Higgins's housekeeper, belongs to the respectable lower classes that, through close contact as servants to their social superiors have come to adopt middle-class standards of behaviour and morality. Her concern with cleanliness and tidiness is partly a mark of her profession, and partly characteristic of a mother looking after a small boy, which seems to be her principal role in Higgins's bachelor household. This character is defined almost exclusively in terms of the way she relates to the others in the household.

Mrs Eynsford Hill:

She is a less vivid portrait of an older lady than we have in Mrs Higgins. This is a comment on her personality as well as on Shaw's delineation of her. She is more conventional than Mrs Higgins, and only comes to life as a human being in those moments when she speaks as th anxious mother, concerned about Eliza's seeming to know Freddy, in Act I, and apologising to Mrs Higgins for Clara, and speaking her approval of Freddy, in Act III.

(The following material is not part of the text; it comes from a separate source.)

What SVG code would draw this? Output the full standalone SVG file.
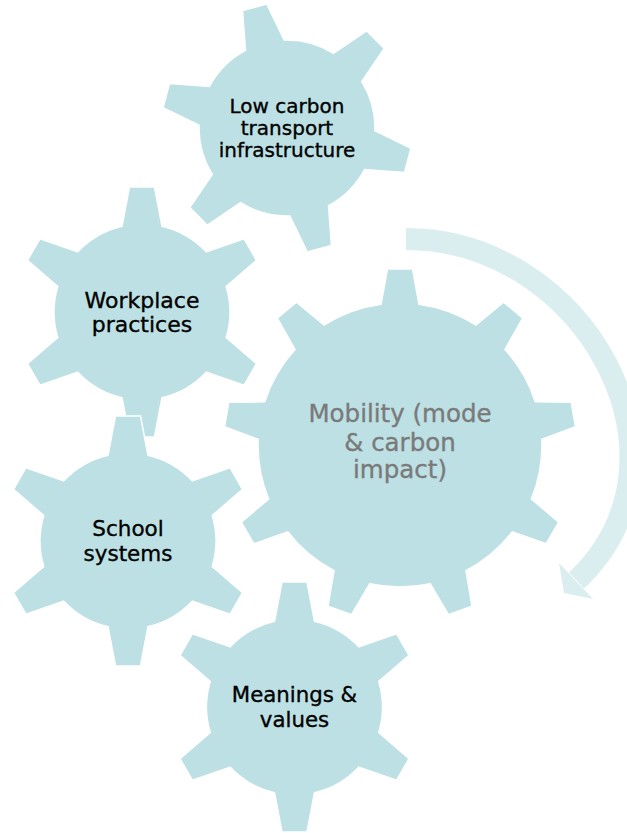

She is the most individualised member of her family. She is brash and clumsy in society, stronger-willed than her mother and her brother both of whom she tends to nag and scold. By contrast with her, Eliza's natural grace and sensitiveness shine more brightly, but Clara isn't without spirit, and the improvement in her that Shaw describes in the Afterword begins in the play with her imitation of Eliza.


He is a foolish and futile young-man-about-town. HE may be good-hearted, but he is good for nothing apart from his love for Eliza. Indeed, falling in love, which makes most people look foolish, is the brightest thing Freddy does. His failure to get a taxi, in Act I, is a pointer towards his uselessness. Clara's crossness may make us feel a little sorry for him, but Freddy proves that men can be weaker than women, less competent, less capable of independence. Eliza recognises that, if she marries Freddy, she will have to support him.


Pygmalion was an ancient sculptor who fell in love with his own statue of Galathea who was awakened to life by Aphrodite and whom he then married. In Show's play Professor Higgins experiments with a girl born in poverty. Her advancement from a poor flower girl to a sophisticated lady has stirred emotions and prompted audiences to reflect upon their social values. Is speaking English correctly really enough to be upper-class?

Is the true human character not more important than education and correct manners? Is it correct to discriminate against people just because of their birth, their environment or their speech?

Shaw wants you to think about this. That's why he resisted to degrade his play into a plain musical. It was, however, Alan J. Lerner, who ignored Shaw's will and adapted the play for the film and musical "My fair Lady", which have made Eliza and Henry popular and immortal figures cheered by audiences all over the world.